Begin Data block

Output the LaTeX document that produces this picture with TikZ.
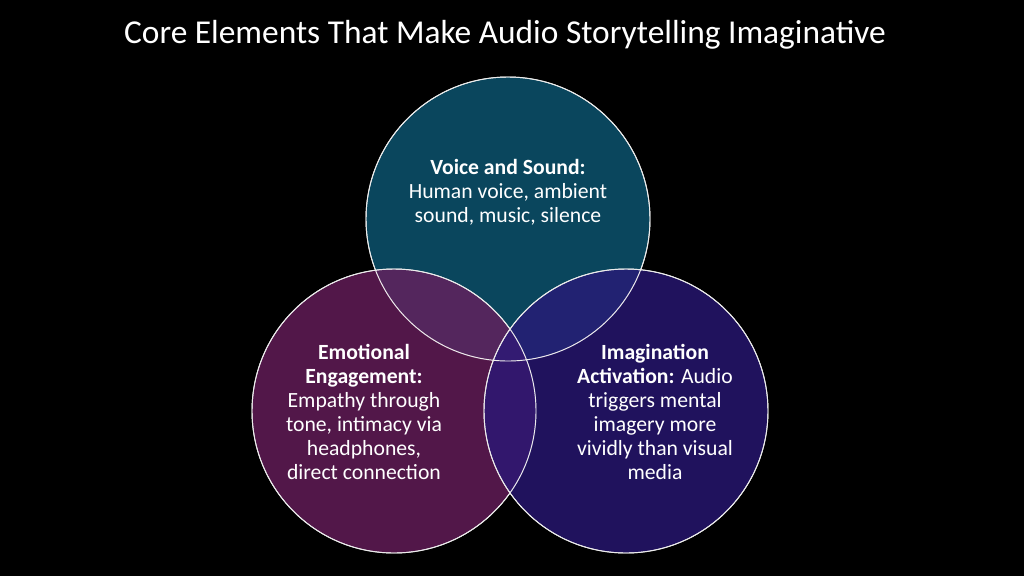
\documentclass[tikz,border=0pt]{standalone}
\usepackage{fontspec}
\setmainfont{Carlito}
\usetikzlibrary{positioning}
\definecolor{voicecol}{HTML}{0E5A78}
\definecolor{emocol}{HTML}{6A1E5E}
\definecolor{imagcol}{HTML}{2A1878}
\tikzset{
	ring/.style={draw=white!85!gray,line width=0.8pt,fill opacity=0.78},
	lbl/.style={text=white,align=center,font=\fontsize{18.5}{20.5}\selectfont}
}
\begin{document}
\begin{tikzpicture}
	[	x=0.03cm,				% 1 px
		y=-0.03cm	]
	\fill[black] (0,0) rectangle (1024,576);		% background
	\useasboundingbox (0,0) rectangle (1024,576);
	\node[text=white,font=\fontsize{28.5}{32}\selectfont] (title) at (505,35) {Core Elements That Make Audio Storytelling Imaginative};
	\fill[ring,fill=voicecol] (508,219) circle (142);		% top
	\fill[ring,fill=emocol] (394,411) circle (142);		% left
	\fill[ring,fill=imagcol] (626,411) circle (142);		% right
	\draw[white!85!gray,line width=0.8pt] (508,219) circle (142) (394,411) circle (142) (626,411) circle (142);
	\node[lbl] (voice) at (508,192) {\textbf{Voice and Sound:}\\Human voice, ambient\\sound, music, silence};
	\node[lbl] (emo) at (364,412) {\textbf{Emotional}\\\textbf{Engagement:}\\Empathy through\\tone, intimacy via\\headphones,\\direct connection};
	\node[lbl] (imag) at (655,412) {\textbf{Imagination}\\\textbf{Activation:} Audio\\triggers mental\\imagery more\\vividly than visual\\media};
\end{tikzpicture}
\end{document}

End Data block

Please write out all the data again word for word, but not the pictures.

### Written reply:
Output the LaTeX document that produces this picture with TikZ.
\documentclass[tikz,border=0pt]{standalone}
\usepackage{fontspec}
\setmainfont{Carlito}
\usetikzlibrary{positioning}
\definecolor{voicecol}{HTML}{0E5A78}
\definecolor{emocol}{HTML}{6A1E5E}
\definecolor{imagcol}{HTML}{2A1878}
\tikzset{
	ring/.style={draw=white!85!gray,line width=0.8pt,fill opacity=0.78},
	lbl/.style={text=white,align=center,font=\fontsize{18.5}{20.5}\selectfont}
}
\begin{document}
\begin{tikzpicture}
	[	x=0.03cm,				% 1 px
		y=-0.03cm	]
	\fill[black] (0,0) rectangle (1024,576);		% background
	\useasboundingbox (0,0) rectangle (1024,576);
	\node[text=white,font=\fontsize{28.5}{32}\selectfont] (title) at (505,35) {Core Elements That Make Audio Storytelling Imaginative};
	\fill[ring,fill=voicecol] (508,219) circle (142);		% top
	\fill[ring,fill=emocol] (394,411) circle (142);		% left
	\fill[ring,fill=imagcol] (626,411) circle (142);		% right
	\draw[white!85!gray,line width=0.8pt] (508,219) circle (142) (394,411) circle (142) (626,411) circle (142);
	\node[lbl] (voice) at (508,192) {\textbf{Voice and Sound:}\\Human voice, ambient\\sound, music, silence};
	\node[lbl] (emo) at (364,412) {\textbf{Emotional}\\\textbf{Engagement:}\\Empathy through\\tone, intimacy via\\headphones,\\direct connection};
	\node[lbl] (imag) at (655,412) {\textbf{Imagination}\\\textbf{Activation:} Audio\\triggers mental\\imagery more\\vividly than visual\\media};
\end{tikzpicture}
\end{document}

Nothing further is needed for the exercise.